Design and Evaluation of a Flexible, Loop-Optimized, Sparse Co-Processor for Energy-Efficient RISC-V-based Neuromorphic Systems

The field of neuromorphic computing has aimed to design energy-efficient accelerators to address the rapid growth in energy consumption of AI models. Recent work has composed neuromorphic cores of both RISC-V processors and dedicated accelerators to ensure both flexibility and efficiency in terms of throughput and energy consumption. This work aims to optimize dedicated accelerators for RISC-V-based neuromorphic systems to improve their throughput and energy efficiency. To achieve the optimizations, an analysis is made of the fundamentals of neural networks along with the trade-offs and innovations of existing accelerators. An instruction set architecture is designed to efficiently represent the main computational operations of convolutional neural networks.
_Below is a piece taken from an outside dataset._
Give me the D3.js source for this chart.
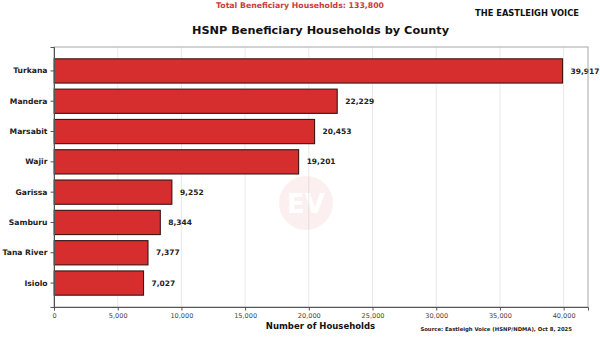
<!DOCTYPE html>
<html><head><meta charset="utf-8">
<script src="https://cdn.jsdelivr.net/npm/d3@7"></script>
<style>body{margin:0;background:#fff}svg{display:block}text{font-family:"DejaVu Sans",sans-serif}</style>
</head><body><svg id="c" width="600" height="338"></svg>
<script>
const counties = ["Turkana","Mandera","Marsabit","Wajir","Garissa","Samburu","Tana River","Isiolo"];
const households = [39917,22229,20453,19201,9252,8344,7377,7027];
const xTicks = [0,5000,10000,15000,20000,25000,30000,35000,40000];
const totalLabel = "Total Beneficiary Households: 133,800";
const title = "HSNP Beneficiary Households by County";
const brand = "THE EASTLEIGH VOICE";
const source = "Source: Eastleigh Voice (HSNP/NDMA), Oct 8, 2025";
const xLabel = "Number of Households";

const svg = d3.select("#c");
const m = {l:54, r:588, t:47, b:307};
const x = d3.scaleLinear().domain([0, d3.max(households)*1.05]).range([m.l, m.r]);
const y = d3.scaleBand().domain(counties).range([m.t, m.b]).paddingInner(0.2).paddingOuter(0.39);
const fmt = d3.format(",");

// scale a text's font size so its rendered width matches the reference width
function fit(sel, w) {
  const node = sel.node();
  const fs = parseFloat(sel.attr("font-size"));
  const len = node.getComputedTextLength();
  if (len > 0) sel.attr("font-size", (fs * w / len).toFixed(2));
  return sel;
}

// gridlines
svg.append("g").selectAll("line").data(xTicks).join("line")
  .attr("x1", d=>x(d)).attr("x2", d=>x(d)).attr("y1", m.t).attr("y2", m.b)
  .attr("stroke", "#e3e3e3").attr("stroke-width", 0.8);

// watermark
const wm = svg.append("g").attr("opacity", 0.09);
wm.append("circle").attr("cx", 306).attr("cy", 203).attr("r", 27).attr("fill", "#e05a5a");
wm.append("text").attr("x", 306).attr("y", 213).attr("text-anchor","middle")
  .attr("font-size", 26).attr("font-weight","bold").attr("fill","#fff").attr("font-family","Liberation Serif, serif").text("EV");

// bars
svg.append("g").selectAll("rect").data(counties).join("rect")
  .attr("x", x(0)).attr("y", d=>y(d)).attr("height", y.bandwidth())
  .attr("width", (d,i)=>x(households[i])-x(0))
  .attr("fill", "#d62e2e").attr("stroke", "#3b1414").attr("stroke-width", 1.1);

// value labels
svg.append("g").selectAll("text").data(counties).join("text")
  .attr("x", (d,i)=>x(households[i])+8).attr("y", d=>y(d)+y.bandwidth()/2)
  .attr("dy", "0.35em").attr("font-size", 7.5).attr("font-weight","bold").attr("fill","#222")
  .text((d,i)=>fmt(households[i]));

// frame
svg.append("rect").attr("x", m.l).attr("y", m.t).attr("width", m.r-m.l).attr("height", m.b-m.t)
  .attr("fill","none").attr("stroke","#a8a8a8").attr("stroke-width",1);

// axes
const xa = svg.append("g").attr("transform", `translate(0,${m.b})`)
  .call(d3.axisBottom(x).tickValues(xTicks).tickFormat(fmt).tickSize(3.5).tickPadding(3));
xa.select(".domain").attr("stroke","#555");
xa.selectAll("line").attr("stroke","#555");
xa.selectAll("text").attr("font-size", 7).attr("fill","#444").attr("font-family","DejaVu Sans, sans-serif");
{ const t = xa.selectAll(".tick text").filter(d=>d===40000); const fs = parseFloat(t.attr("font-size"));
  const k = 23 / t.node().getComputedTextLength(); xa.selectAll("text").attr("font-size", (fs*k).toFixed(2)); }

const ya = svg.append("g").attr("transform", `translate(${m.l},0)`)
  .call(d3.axisLeft(y).tickSize(3.5).tickPadding(3));
ya.select(".domain").attr("stroke","#555");
ya.selectAll("line").attr("stroke","#555");
ya.selectAll("text").attr("font-size", 7.6).attr("font-weight","bold").attr("fill","#222").attr("font-family","DejaVu Sans, sans-serif");
{ const t = ya.selectAll(".tick text").filter(d=>d==="Tana River"); const fs = parseFloat(t.attr("font-size"));
  const k = 45 / t.node().getComputedTextLength(); ya.selectAll("text").attr("font-size", (fs*k).toFixed(2)); }

// texts
fit(svg.append("text").attr("x", 300).attr("y", 8).attr("text-anchor","middle")
  .attr("font-size", 7).attr("font-weight","bold").attr("fill","#cc3b3b").text(totalLabel), 168);
fit(svg.append("text").attr("x", 320.5).attr("y", 33.5).attr("text-anchor","middle")
  .attr("font-size", 11.3).attr("font-weight","bold").attr("fill","#111").text(title), 257);
fit(svg.append("text").attr("x", 527).attr("y", 16).attr("text-anchor","middle")
  .attr("font-size", 8.5).attr("font-weight","bold").attr("fill","#111").text(brand), 104);
fit(svg.append("text").attr("x", 320.5).attr("y", 329).attr("text-anchor","middle")
  .attr("font-size", 8.4).attr("font-weight","bold").attr("fill","#111").text(xLabel), 109);
fit(svg.append("text").attr("x", 572).attr("y", 331).attr("text-anchor","end")
  .attr("font-size", 5.3).attr("font-weight","bold").attr("fill","#222").text(source), 152);
</script></body></html>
The proposed co-processor is composed of a loop-optimized controller to exploit the recurrent patterns of neural networks and of a parallel array of processing elements that employ low-precision integer-only arithmetic. The level of quantization is based on a trade-off between computational efficiency and model accuracy. Finally, this work proposes two novel architectures to exploit weight sparsity in RISC-V-based neuromorphic systems. The co-processor is evaluated against a standalone RISC-V processor with VGG-16. Without exploiting weight sparsity, the co-processor achieves a speedup of 67x to 79x and a reduction in energy consumption of 22x to 28x over a standalone RISC-V processor at a cost of a 2.38% increase in area. At a weight sparsity of 80-86%, the co-processor achieves a speedup of 120x to 138x and a reduction in energy consumption of 53x to 61x over a standalone RISC-V processor at a cost of a 2.65% increase in area. The co-processor offers a competitive balance between area, energy efficiency, throughput, and flexibility compared to existing accelerators for RISC-V-based neuromorphic systems. As such, this work provides architectural decisions and quantifies their impact on the competitiveness of neuromorphic systems. In addition, this work identifies key bottlenecks and outlines possible improvements to increase the throughput and efficiency of accelerators for RISC-V-based neuromorphic systems.